Marcos 7, 1-8.14-15.21-23
Jesucristo tiene que enfrentar durante su vida a algunos grupos religiosos de su propio pueblo, porque de una u otra forma deformaban las enseñanzas que Dios había dado a su pueblo por medio de Moisés; y especialmente tuvo que luchar con el grupo de los fariseos. Estos eran los judíos observantes y piadosos, que eran considerados como el modelo del buen judío, eran los observantes fervorosos. Y así terminaban sintiéndose ellos; por eso se creían con derecho a juzgar a los demás, se consideraban superiores a los demás, tenían la pretensión de ser los “maestros” de sus hermanos. Estaban llenos de soberbia y orgullo.
Jesucristo, al predicar, tuvo que poner al descubierto muchas de las actitudes de los fariseos, y mostrar a todos su falta de consecuencia, el tremendo vacío que había en su vida y en sus enseñanzas. Los fariseos a fuerza de insistir en la materialidad objetiva de las normas, habían terminando por hacer una religión exterior, puramente legal, una religión convertida en reglamento, en la que lo que importaba era cumplir escrupulosamente los detalles formales, aunque descuidasen la misericordia y la entrega total del corazón a Dios.
En esta ocasión el enfrentamiento surge porque los fariseos están criticando a los discípulos de Jesús, porque ellos no se lavan las manos con la meticulosidad y prolijidad con que los fariseos determinaban. La pureza que es necesaria tener ante Dios, el Santo, había derivado en una normativa detallista de lavado de manos y pies, de pureza de los vestidos, de purificación continua y extrema de vasos y copas. Los fariseos estimaban que así se agradaba a Dios, cumpliendo esa tradición, que venía de sus antepasados. Para ellos lo importante es que el vestido estuviese limpio, aunque el corazón estuviese sucio.

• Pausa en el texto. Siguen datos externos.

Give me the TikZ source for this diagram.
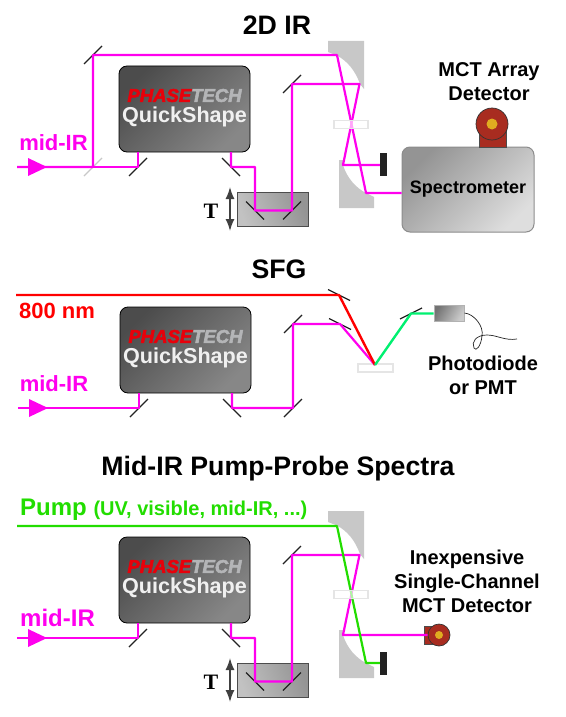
\documentclass[tikz,border=0pt]{standalone}
\usepackage{fontspec}
\setmainfont{Liberation Sans}
\newfontfamily\tfont{Liberation Serif}
\newfontfamily\logofont[FakeBold=3]{Liberation Sans Bold Italic}
\usetikzlibrary{arrows.meta,positioning,calc}
\definecolor{BeamIR}{HTML}{FF00EE}
\definecolor{BeamRed}{HTML}{FF0000}
\definecolor{BeamPump}{HTML}{22DD00}
\definecolor{BeamSig}{HTML}{00F070}
\definecolor{Ink}{HTML}{222222}
\definecolor{OptGrey}{HTML}{C8C8C8}
\definecolor{DetRed}{HTML}{A82C20}
\definecolor{DetGold}{HTML}{E0AC20}
\definecolor{LogoRed}{HTML}{E8000A}
\definecolor{LogoGrey}{HTML}{B4B5B7}

\begin{document}
\begin{tikzpicture}[x=1pt,y=-1pt,every node/.style={font=\bfseries,inner sep=0pt},
irbeam/.style={draw=BeamIR,line width=2.2pt,line join=round},redbeam/.style={draw=BeamRed,line width=2.4pt,line join=round},
pumpbeam/.style={draw=BeamPump,line width=2.2pt,line join=round},sigbeam/.style={draw=BeamSig,line width=2.4pt,line join=round},
mirrorline/.style={draw=Ink,line width=1.3pt},splitter/.style={draw=OptGrey,line width=1.3pt},
qsbox/.style={draw=black,line width=.8pt,rounded corners=8pt,minimum width=131pt,minimum height=86pt,top color=black!70,middle color=black!62,bottom color=black!47,shading angle=45},
stagebox/.style={draw=black!70,line width=1pt,minimum width=71pt,minimum height=34pt,top color=black!42,bottom color=black!24,shading angle=-70},
specbox/.style={draw=black!45,line width=1pt,rounded corners=8pt,minimum width=132pt,minimum height=85pt,top color=black!42,bottom color=black!13,shading angle=45},
samplebox/.style={draw=black!10,line width=1.2pt,fill=white,fill opacity=.65,minimum width=34pt,minimum height=8pt},
blockbox/.style={fill=Ink,minimum width=7pt,minimum height=23pt},
detstem/.style={draw=black!70,line width=.5pt,fill=DetRed},
detdisc/.style={circle,draw=black!80,line width=.7pt,fill=DetRed},
travel/.style={{Latex[length=12pt,width=9pt]}-{Latex[length=12pt,width=9pt]},draw=black!75,line width=1.5pt},
title/.style={font=\fontsize{26.7}{30}\selectfont\bfseries},
label/.style={font=\fontsize{20}{24}\selectfont\bfseries,align=center},
beamtext/.style={font=\fontsize{22}{24}\selectfont\bfseries}]
\useasboundingbox (0,0) rectangle (565,717);
\newcommand{\mirr}[3]{\coordinate (#1) at (#2);\draw[mirrorline] ($(#1)-(#3)$)--($(#1)+(#3)$);}
% shaper box with its two steering mirrors
\newcommand{\qsunit}[1]{
\node[qsbox](#1box) at (184.5,109){};
\node[font=\fontsize{18.5}{20}\logofont](#1logo) at (184.5,95.5){{\color{LogoRed}PHASE}{\color{LogoGrey}TECH}};
\node[font=\fontsize{21.6}{24}\selectfont\bfseries,text=black!6](#1name) at (184.5,117){QuickShape};
\coordinate (#1in) at (17,167);\coordinate (#1up) at (138,152);\coordinate (#1down) at (231,152);
\mirr{#1m1}{138,167}{9,-9}
\mirr{#1m2}{231,167}{9,9}
\fill[BeamIR] (28,158)--(47,167)--(28,176)--cycle;
}
% translation stage, T label and its arrow
\newcommand{\dstage}[1]{
\node[stagebox](#1stage) at (272.5,209){};
\mirr{#1s1}{255,210.5}{9,9}
\mirr{#1s2}{292,210.5}{9,-9}
\coordinate (#1k) at (255,167);
\coordinate (#1ta) at (230,187);\coordinate (#1tb) at (230,231);
\draw[travel] (#1ta)--(#1tb);
\node[font=\fontsize{22}{24}\selectfont\bfseries\tfont](#1t) at (211,211){T};
\mirr{#1m3}{292,84}{9,-9}
}
% pair of off-axis parabolas
\newcommand{\opa}[1]{
\fill[OptGrey] (328,41)--(364,41)--(364,89)--(360,84) .. controls (355,70) and (347,61) .. (337,55.5)--(328,52)--cycle;
\fill[OptGrey] (339,160)--(343,160)--(343,165) .. controls (347,178) and (356,188) .. (366,193)--(374,197)--(374,208)--(339,208)--cycle;
\coordinate (#1p1) at (337,55.5);\coordinate (#1p2) at (359.5,84);\coordinate (#1p3) at (343,165);\coordinate (#1p4) at (366,193);
\coordinate (#1c) at (351,124.5);
}
% --- 2D IR
\node[title](ttwod) at (277,25){2D IR};
\qsunit{a}
\dstage{a}
\opa{a}
\coordinate (abs) at (93,167);
\draw[splitter] ($(abs)+(-9,9)$)--($(abs)+(9,-9)$);
\mirr{atop}{93,55}{9,-9}
\node[blockbox](ablock) at (383.5,164.5){};
\node[specbox](spec) at (468,189.5){};
\node[font=\fontsize{18}{20}\selectfont\bfseries](spectxt) at (468,189){Spectrometer};
\draw[detstem] (479,130) rectangle (506,147);
\node[detdisc,minimum size=32pt](adet) at (492,124){};
\node[circle,fill=DetGold,minimum size=11pt](adetc) at (adet){};
\node[label](adetl) at (489,82){MCT Array\\Detector};
\draw[irbeam] (ain)--(abs)--(atop)--(atop -| ap1)--(ap4)--(spec.west |- ap4);
\draw[irbeam] (abs)--(am1)--(aup);
\draw[irbeam] (adown)--(am2)--(ak)--(as1)--(as2)--(am3)--(ap2)--(ap3)--(ablock.west |- ap3);
\node[samplebox](asam) at (ac){};
\node[beamtext,text=BeamIR](amid) at (53.5,143){mid-IR};
% --- SFG
\node[title](ttsfg) at (279,269){SFG};
\begin{scope}[shift={(1,241)}]
\qsunit{b}
\end{scope}
\mirr{bm3}{293,408}{9,-9}
\mirr{bm4}{293,324}{9,-9}
\mirr{bm5}{340,324}{11,5.5}
\mirr{bm6}{339,295}{11,5.5}
\mirr{bm7}{411,313.5}{11,-5.5}
\coordinate (bred) at (16,295);\coordinate (bspot) at (375,365);
\node[samplebox,minimum width=35pt](bsam) at (375.5,368){};
\node[draw=black!30,line width=1pt,top color=black!55,bottom color=black!20,shading angle=60,minimum width=30pt,minimum height=16pt](bpd) at (449,313){};
\draw[line width=.7pt,draw=Ink] (bpd.east) .. controls (474,314) and (484,326) .. (482,336) .. controls (481,346) and (476,352) .. (474,348) .. controls (471,342) and (476,335) .. (487,335) .. controls (497,335) and (505,341) .. (517,339);
\draw[irbeam] (bin)--(bm1)--(bup);
\draw[irbeam] (bdown)--(bm2)--(bm3)--(bm4)--(bm5)--(bspot);
\draw[redbeam] (bred)--(bm6)--(bspot);
\draw[sigbeam] (bspot)--(bm7)--(bpd.west |- bm7);
\node[beamtext,text=BeamRed](btxt) at (57,311){800 nm};
\node[beamtext,text=BeamIR](bmid) at (54,384){mid-IR};
\node[label](bpdl) at (483,375){Photodiode\\or PMT};
% --- Mid-IR pump-probe
\node[title](ttpp) at (278,469){Mid-IR Pump-Probe Spectra};
\begin{scope}[shift={(0,471)}]
\qsunit{c}
\dstage{c}
\end{scope}
\begin{scope}[shift={(0,470)}]
\opa{c}
\end{scope}
\coordinate (cpump) at (17,526);
\node[blockbox](cblock) at (383.5,663.5){};
\draw[detstem] (424,626) rectangle (440,644);
\node[detdisc,minimum size=22pt](cdet) at (439,635){};
\node[circle,fill=DetGold,minimum size=8pt](cdetc) at (cdet){};
\node[label](cdetl) at (467,581){Inexpensive\\Single-Channel\\MCT Detector};
\draw[irbeam] (cin)--(cm1)--(cup);
\draw[irbeam] (cdown)--(cm2)--(ck)--(cs1)--(cs2)--(cm3)--(cm3 -| cp2)--(cp3)--(cdet.west |- cp3);
\draw[pumpbeam] (cpump)--(cpump -| cp1)--(cp4)--(cblock.west |- cp4);
\node[samplebox](csam) at (cc){};
\node[anchor=west,text=BeamPump,font=\fontsize{24}{26}\selectfont\bfseries](cpl) at (20,510){Pump \fontsize{20}{22}\selectfont(UV, visible, mid-IR, ...)};
\node[anchor=west,font=\fontsize{24}{26}\selectfont\bfseries,text=BeamIR](cmid) at (20,618){mid-IR};
\end{tikzpicture}
\end{document}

Jesucristo sale a defender a sus discípulos, y además a hacer aclaraciones sobre el auténtico culto a Dios; y a ellos, conocedores de las Escrituras, les cita las palabras del profeta Isaías: “Este pueblo me honra con los labios, pero su corazón está lejos de mí” (Is. 29, 13). Y después de esto hace una explicación de lo que es pureza, de lo que mancha y de lo que no mancha. No está la pureza, en esos lavatorios; la pureza es un asunto del corazón, lo que hace puro o impuro a un hombre no son los alimentos, ni los utensilios, sino lo que hay en el corazón.
Toda esta enseñanza tiene también mucho que decirnos a nosotros. A ver si nuestra religión va a fondo, y no se queda en las prácticas más o menos rutinarias, con las que consideramos que ya hemos cumplido con Dios. Y lo primero que debemos destacar es que esa casta de los “buenos”, los fariseos, la casta de los que se consideran santos, y que por eso piensan que tienen derecho a juzgar a sus hermanos, todavía existe. También entre nosotros hay cristianos cumplidores hasta el máximo de todos los detalles reales o imaginarios (de ceremonias, de genuflexiones, de manteles de altar, de velas), gente que asiste a todas la procesiones y que están todo el santo día gastando rosarios. Y como cumplen tan bien todo eso, se consideran con derecho a juzgar a sus hermanos. Ellos se consideran a sí mismos los únicos fieles, los demás son considerados impuros, malos cristianos.
Y ciertamente una santidad que lleva al sujeto a ser un juez de sus hermanos, no es tal, no está de acuerdo a las enseñanzas más esenciales del Evangelio. La santidad nunca ha llevado a los auténticos santos a considerarse superiores a los demás, sino que se consideraban a sí mismos los más pequeños de todos.
Por otra parte, a veces la prolijidad para cumplir detalles o tradiciones, y otros de tipo exterior de tradiciones religiosas, puede llevarnos a descuidar otros asuntos fundamentales, como dice el Señor: la entrega de nuestra vida. El cumplimiento de los detalles no debe hacernos olvidar lo esencial de la entrega de nuestro corazón a Dios. Podríamos imaginar, quizá exagerando un poco, al sacerdote, que al celebrar la misa, se esté fijando en si los candelabros están bien puestos, en si hace la pausa, tal como dicen las rúbricas, y, distraído en esto, terminase por olvidar que está haciendo presente en el altar el mismo Sacrificio de Jesús, y que está en su presencia real. Podríamos pensar en las personas que cuidan mucho de que el templo a donde asisten esté impecable y reluciente, mientras que ellas mismas están manchadas de maledicencia, de mediocridad y de egoísmo.
El poner tanto énfasis en lo exterior, nos quita fuerzas para darle a Dios lo que El quiere, que es nuestra alma, nuestros sentimientos más íntimos, nuestro corazón.